Hugh, thanks for sharing. In “Merchants of Doubt,” I am still struck by the guy who founded skeptics.com who did his homework and changed his mind that climate change is real and man-influenced. He goes in front of a naysaying crowd to share his change of mind. He is shouted down with pointed fingers, “You are a liar” or “You are lying,” he is told quite forcefully.

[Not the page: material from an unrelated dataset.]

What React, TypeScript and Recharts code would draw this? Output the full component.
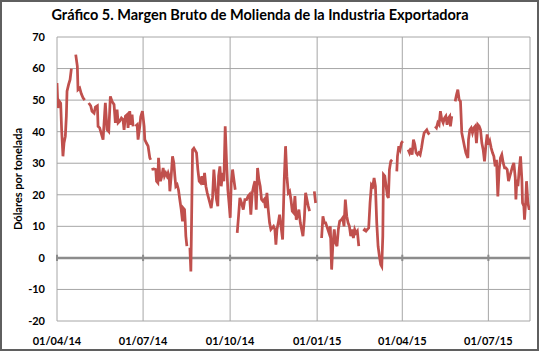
import {
  ComposedChart,
  Line,
  XAxis,
  YAxis,
  CartesianGrid,
  ReferenceLine,
} from 'recharts';

// días desde el 01/04/14 y margen bruto (US$/t); null = sin dato
const dayOffset = [
  0, 1, 2.5, 3.9, 4.9, 6.3, 7.4, 8.8, 9.9, 10.6, 12.3, 13.8, 15.2, 17, 19.8, 21.5, 22.2, 24, 25.7, 27.5,
  29.3, 31, 33.5, 35.6, 37, 39.2, 40.6, 42.7, 43.4, 45.1, 48.7, 50.4, 51.1, 52.9, 54.7, 56.4, 58.2, 60.3,
  61.7, 63.5, 64.6, 66.3, 68.1, 69.8, 70.9, 72.3, 74.1, 75.1, 76.9, 78, 79.4, 80.4, 81.7, 82.9, 84.7, 85.7,
  87.5, 88.5, 90.3, 92.1, 92.8, 94.5, 96.3, 98.1, 99.1, 99.5, 99.9, 102.3,
  104.4, 105.2, 106.6, 107.3, 108.7, 109.4, 110.8, 112.2, 113.6, 115, 116.4, 117.5, 118.6, 119.3, 120.7,
  122.1, 123.5, 124.6, 125.6, 127, 128.4, 129.8, 131.3, 132.7, 133.4, 134.8, 135.5, 136.2, 137.3, 138.8,
  140.5, 141.5, 143.3, 144.7, 147.5, 148.9, 150.3, 151.7, 153.1, 154.5, 156, 157.4, 158.8, 160.2, 161.6,
  163, 164.4, 165.8, 167.2, 168.6, 170, 170.8, 172.2, 173.6, 175, 176.4, 177.8, 179.2, 180.6, 182, 183.1,
  184.2, 185.6, 187, 188.4, 189.5, 190.5, 191.9, 193.3, 195.1, 196.9, 198.6,
  200.4, 202.1, 203.5, 204.9, 206.4, 207.8, 209.2, 210.6, 212, 213.4, 214.8, 216.2, 217.6, 219, 220.5,
  221.9, 223.3, 224.7, 226.1, 227.5, 228.9, 230.3, 231.4, 232.5, 233.9, 235.3, 238.5, 240.2, 241.6, 243,
  244.5, 245.9, 247.3, 248.7, 250.1, 251.5, 252.9, 254.3, 255.7, 257.2, 258.6, 260, 261.4, 262.8, 264.2,
  265.6, 267, 269, 272, 273.4, 276, 279.7, 281.1, 282.6, 284, 287.5, 288.9, 290.3, 291.7, 293.1, 294.5,
  296, 297.4, 298.8,
  300.6, 302, 303.4, 304.8, 306.3, 307.7, 309.1, 310.5, 311.9, 313.3, 314.7, 316.1, 317.5, 319, 321,
  323.9, 325.3, 326.7, 328.1, 329.5, 330.9, 332.4, 333.8, 335.2, 336.6, 338, 339.4, 340.8, 342.2, 343.3,
  344.4, 345.1, 346.5, 347.9, 349.3, 350.3, 351.4, 352.8, 354.2, 356.5, 359.2, 359.9, 361.3, 362.7, 364.1,
  365.5, 368, 371.2, 372.6, 374, 375.4, 376.8, 378.2, 379.6, 381, 382.4, 383.9, 385.3, 386.7, 388.1,
  389.5, 390.9, 392.3, 393.7, 396.5,
  399.7, 401.1, 402.5, 403.9, 405.3, 406.8, 408.2, 409.6, 411, 412.4, 413.8, 415.2, 415.9, 417.3, 419,
  420.9, 422.3, 423.7, 425.1, 426.5, 427.9, 429.3, 430.7, 432.2, 433.6, 434.3, 435, 436.4, 437.8, 439.2,
  440.6, 442, 443.4, 444.9, 446.3, 447.7, 449.1, 450.5, 451.9, 453.3, 454.7, 456.1, 457.5, 459, 460.4,
  461.8, 463.2, 464.6, 466, 467.4, 468.8, 470.2, 471.7, 473.1, 474.5, 475.9, 477.3, 478.7, 480.1, 481.5,
  482.9, 484.4, 485.1, 486.1, 487.2, 488.6, 490, 491.4, 492.1, 493.5, 494.2, 495.6, 496.3, 497.8, 499.2,
  500.2,
];

const marginValues: (number | null)[] = [
  55.4, 47.5, 49.6, 49, 40.6, 32.2, 36.4, 38.5, 45, 52.8, 55, 56.5, 60, null, 64.4, 60.7, 53.3, 53.8, 52, 50.7,
  50, null, 49.1, 48.2, 46.5, 45.9, 47.8, 48.2, 41.7, 41.2, 37.5, 45.9, 49.1, 40.6, 40, 51.2, 49.6, 48.6,
  42.8, 47, 42.8, 43.3, 44.3, 43.8, 40.6, 44.9, 45.4, 41.2, 46.5, 42.2, 45.4, 41.7, null, 41.7, 42.2, 37.5,
  41.7, 44.7, 46.5, 41.7, 37.5, 36.4, 35.4, 31.7, 31.1, null, 28, 28.2,
  28, 24.3, 23.8, 31.7, 25.9, 24.3, 25.9, 28.5, 25.9, 26.9, 25.9, 26.9, 25.9, 21.1, 25.9,
  32.2, 30.1, 25.9, 22.7, 23.2, 21.6, 18.5, 15.3, 11.6, 15.8, 15.3, 11.6, 6.9, 3.7, null,
  3.2, -4.3, 34.3, 34.8, 33.3, 28, 24.3, 23.8, 25.9, 23.2, 26.9, 22.7, 20.6, 19, 17.4,
  15.8, 19, 28, 22.7, 18.5, 16.4, 25.9, 29, 22.7, 26.9, 24.3, 41.7, 30.6, 21.6, 16.9, 12.7,
  23.8, 28, 24.8, 21.6, null, 7.9, 13.2, 19, 17.4, 15.3, 18.5,
  18.5, 19.6, 20.1, 13.7, 20.6, 22.7, 24.3, 15.3, 28.5, 24.8, 22.7, 18.5, 18, 18.5, 15.8,
  20.6, 15.3, 11.1, 9, 9.5, 10, 9, 4.2, 9, 11.1, 13.7, 5.8, 24.8, 35.4, 25.9,
  20.6, 21.1, 18.5, 14.8, 14.3, 19.6, 12.1, 13.2, 15.3, 11.1, 9, 6.9, 12.1, 20.6, 18.5,
  16.4, 14.8, null, 21.1, 17.4, null, 6.3, 13.2, 11.1, 11.1, 7.9, 10, -3.7, 4.7, 9, 4.7,
  3.7, 9, 11.6,
  12.1, 12.7, 10, 18.5, 13.2, 11.1, 10, 6.9, 9, 6.3, 9, 7.9, 8.5, 3.7, null,
  8.5, 9, 8.5, 9, 9.5, 17.4, 23.2, 22.7, 25.3, 22.7, 11.1, 3.7, 0.5, -2.1, -2.7,
  6.9, 26.4, 25.9, 22.7, 19.6, 19, 28, 30.6, 31.1, null, 27.4, 32.2, 35.4, 34.3, 36.4,
  37, null, 34.3, 33.3, 34.8, 32.7, 37.5, 36, 33.3, 32.7, 33.3, 32.7, 34.8, 37.5, 39.6,
  40.1, 40.6, 39.6, 39.1, null,
  41.7, 41.2, 42.8, 42.2, 46.5, 43.8, 42.8, 44.3, 44.9, 42.2, 44.3, 44.9, 41.7, 44.9, null,
  49.6, 51.7, 53.3, 50.1, 49.6, 39.6, 37.5, 35.4, 33.3, 32.2, 31.7, 37.5, 40.6, 41.2, 39.6,
  41.2, 41.7, 36.4, 42.2, 41.7, 40.6, 36.4, 34.3, 30.6, 35.4, 39.1, 35.9, 37, 34.8, 33.3,
  32.2, 29, 31.1, 19.5, 28, 31.7, 32.7, 30.1, 28.5, 28.5, 28, 24.3, 25.9, 27.4, 29,
  30.1, 25.4, 18.5, 24.8, 22.7, 28, 32.2, 24.8, 17.4, 16.4, 12.1, 18.5, 24.3, 17.4, 15.3,
  16.4,
];

const tickDays = [0, 91, 183, 275, 365, 456];
const tickLabels = ['01/04/14', '01/07/14', '01/10/14', '01/01/15', '01/04/15', '01/07/15'];
const yTicks = [-20, -10, 0, 10, 20, 30, 40, 50, 60, 70];

const rows = dayOffset.map((d, i) => ({ day: d, margen: marginValues[i] }));

const FONT = 'Lato, "Noto Sans", sans-serif';
const tickStyle = { fontSize: 11, fontWeight: 700, fill: '#000', fontFamily: FONT };

export default function App() {
  return (
    <div style={{ position: 'absolute', left: 0, top: 0, width: 539, height: 351, background: '#fff' }}>
      <ComposedChart
        width={539}
        height={351}
        data={rows}
        margin={{ top: 37, right: 9, left: 0, bottom: 0 }}
      >
        <CartesianGrid stroke="#a6a6a6" strokeWidth={1} />
        <XAxis
          dataKey="day"
          type="number"
          domain={[0, 500]}
          ticks={tickDays}
          tickFormatter={(v) => tickLabels[tickDays.indexOf(v)] ?? ''}
          interval={0}
          axisLine={false}
          tickLine={false}
          height={30}
          tickMargin={10}
          tick={tickStyle}
          allowDataOverflow
        />
        <YAxis
          type="number"
          domain={[-20, 70]}
          ticks={yTicks}
          interval={0}
          axisLine={false}
          tickLine={false}
          width={57}
          tickMargin={6}
          tick={tickStyle}
        />
        <ReferenceLine y={0} stroke="#8c8c8c" strokeWidth={2.5} />
        {tickDays.map((d) => (
          <ReferenceLine
            key={d}
            segment={[{ x: d, y: -1 }, { x: d, y: 1 }]}
            stroke="#8c8c8c"
            strokeWidth={2}
          />
        ))}
        <Line
          dataKey="margen"
          type="linear"
          stroke="#c0504d"
          strokeWidth={2.75}
          dot={false}
          connectNulls={false}
          isAnimationActive={false}
        />
      </ComposedChart>
      <div
        style={{
          position: 'absolute',
          left: 0,
          top: 6,
          width: 520,
          textAlign: 'center',
          fontFamily: FONT,
          fontWeight: 700,
          fontSize: 14.5,
          color: '#000',
          whiteSpace: 'nowrap',
        }}
      >
        Gráfico 5. Margen Bruto de Molienda de la Industria Exportadora
      </div>
      <div
        style={{
          position: 'absolute',
          left: 17,
          top: 179,
          transform: 'translate(-50%, -50%) rotate(-90deg)',
          fontFamily: FONT,
          fontWeight: 700,
          fontSize: 11,
          color: '#000',
          whiteSpace: 'nowrap',
        }}
      >
        Dólares por tonelada
      </div>
      <div
        style={{
          position: 'absolute',
          inset: 0,
          border: '2px solid #5f5f5f',
          pointerEvents: 'none',
        }}
      />
    </div>
  );
}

When a major news source and the influenced pundits on the airwaves are controlled by the fossil fuel industry, the stories are not “fair and balanced” as portrayed. So, getting them over the cognitive dissonance is nigh impossible. Lately, I have been including a group in my posts called “Conservatives for Clean Energy.” They purposefully stop short of climate change discussion as they know their audience. Yet, they are all for clean energy for environment and health reasons. So, I use them as a reinforcer for the need to move.
Good post, BTG
If anyone could get through to those people, it would be you. I would hope that all conservatives would be for conservation, i.e., clean energy.
Many thanks. Our friends the Koch Bros are spending a lot of money in NC to get the lawmakers to kill the additional phase in requirement on Duke Energy for alternative energy. The message has been it is bad for poor people. Yet, the cost of solar is almost cost neutral with fossil fuel and when you factor in health, maintenance and litigation costs to fossil fuel, alternative energy is cheaper.
in my offline reading, i am often saddened by the stories and baffled by how others could shrug and say that it’s all part of a pattern/cycle. the images of dying polar bears or walruses without a place to ‘park’ b/c the ice is no longer there – those images wrench my heart.
i am so luckyh to be ‘caretaking’ my friends 250-acre property in the pristine cloud forest. i work hard each day bu glean 100 percent pleasure from being ‘alive and with all of my senses.’ it’s hard to believe the world is full of problems when living so removed from all of that.
anyway, thanks for writing/posting and sharing. even when i am silent, most likely i’ve enjoyed reading your posts while offline at the property.
I know how busy you are and I do appreciate the fact that you read my blog and comment when you can. As you know, I read yours whenever it pops up! Take care, my friend.